The study, which was conducted on identical twins, was designed to illuminate where people’s disagreements over attractiveness come from. By analyzing the preferences of over 35,000 volunteers who visited their “Rate My Face” website, (TestMyBrain.orgTestMyBrain.org), researchers developed a “highly efficient and effective test of the uniqueness of an individual’s face preferences.” The research team then used that test to analyze the preferences of 547 pairs of identical twins and 214 pairs of same-sex, non-identical twins by having them rate the attractiveness of 200 faces. This way, the researchers could see the relative contribution of genes and environments on face preference, since past research has shown personalities, interests, and abilities are passed down from generations of twins and families in general.

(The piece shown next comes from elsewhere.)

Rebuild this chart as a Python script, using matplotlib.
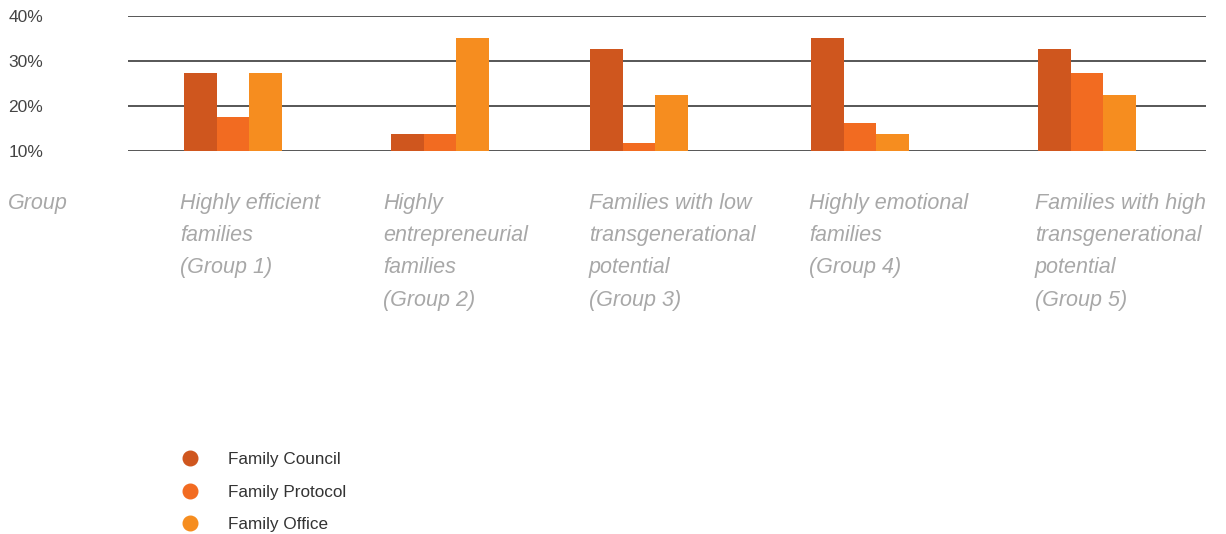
import matplotlib.pyplot as plt
from matplotlib.lines import Line2D

# data
groups = ["Highly efficient\nfamilies\n(Group 1)",
          "Highly\nentrepreneurial\nfamilies\n(Group 2)",
          "Families with low\ntransgenerational\npotential\n(Group 3)",
          "Highly emotional\nfamilies\n(Group 4)",
          "Families with high\ntransgenerational\npotential\n(Group 5)"]
council = [27.2, 13.8, 32.5, 35.0, 32.5]
protocol = [17.5, 13.8, 11.8, 16.2, 27.2]
office = [27.2, 35.0, 22.4, 13.8, 22.4]
series_names = ["Family Council", "Family Protocol", "Family Office"]
yticks = [10, 20, 30, 40]

# layout (pixel based x axis)
W, H = 1226, 534
group_left = [184, 391, 590, 811, 1038]
label_left = [180, 383, 589, 809, 1035]
bw = 32.5
colors = ["#CF561E", "#F26B21", "#F68D1F"]

fig = plt.figure(figsize=(W / 100, H / 100), dpi=100)
ax = fig.add_axes([128 / W, 1 - 151 / H, (1206 - 128) / W, (151 - 15.5) / H])

for k, vals in enumerate([council, protocol, office]):
    xs = [g + k * bw for g in group_left]
    ax.bar(xs, [v - 10 for v in vals], width=bw, bottom=10, align="edge",
           color=colors[k], zorder=3)

ax.set_xlim(128, 1206)
ax.set_ylim(10, 40)
ax.set_yticks(yticks)
ax.set_yticklabels([f"{t}%" for t in yticks], fontsize=12.5, color="#444444",
                   family="Liberation Sans")
ax.tick_params(axis="y", length=0, pad=61)
ax.tick_params(axis="x", length=0, labelbottom=False)
ax.yaxis.grid(True, color="#3a3a3a", lw=1.2, zorder=1)
ax.set_axisbelow(True)
for s in ax.spines.values():
    s.set_visible(False)

lab_kw = dict(fontsize=15.5, style="italic", color="#a8a8a8", va="top",
              ha="left", linespacing=1.70, family="Liberation Sans")
fig.text(8 / W, 1 - 193 / H, "Group", **lab_kw)
for x, g in zip(label_left, groups):
    fig.text(x / W, 1 - 193 / H, g, **lab_kw)

handles = [Line2D([], [], ls="none", marker="o", markersize=10.5,
                  markerfacecolor=c, markeredgecolor=c) for c in colors]
fig.legend(handles, series_names, loc="upper left",
           bbox_to_anchor=(181 / W, 1 - 452 / H), frameon=False,
           borderpad=0, borderaxespad=0, handlelength=1.0, handletextpad=1.75,
           labelspacing=1.03, prop={"family": "Liberation Sans", "size": 12.3},
           labelcolor="#333333")

fig.savefig("out.png", dpi=100)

Turns out the “eye of the beholder” is based on experiences, not genes. And, as you can imagine, these experiences are specific to each individual, down to the tiniest detail.
“The types of environments that are important are not those that are shared by those who grow up in the same family, but are much more subtle and individual, potentially including things such as one’s unique, highly personal experiences with friends or peers, as well as social and popular media”.
Naturally, some aspects of attractiveness (i.e. symmetrical facial structure) are universal, and maybe even coded in our genes, the researchers say. People’s aesthetic preferences (face-wise) agree about 50 percent of the time. But for that other 50 percent, what’s attractive is based on personal experience.
That means the girl or guy you see every day on your morning commute, the leading lady in your favorite sitcom, and your first crush all have an influence on the type of woman or man you find attractive—even if your friends don’t get the attraction.
When attraction, or romantic passion, comes into play, we often lose our ability to think rationally — at least when it comes to the object of our attraction. The old saying “love is blind” is really accurate in this stage. We are often oblivious to any flaws our partner might have. We idealize them and can’t get them off our minds.
Dont be shallow and most of all enjoy the journey!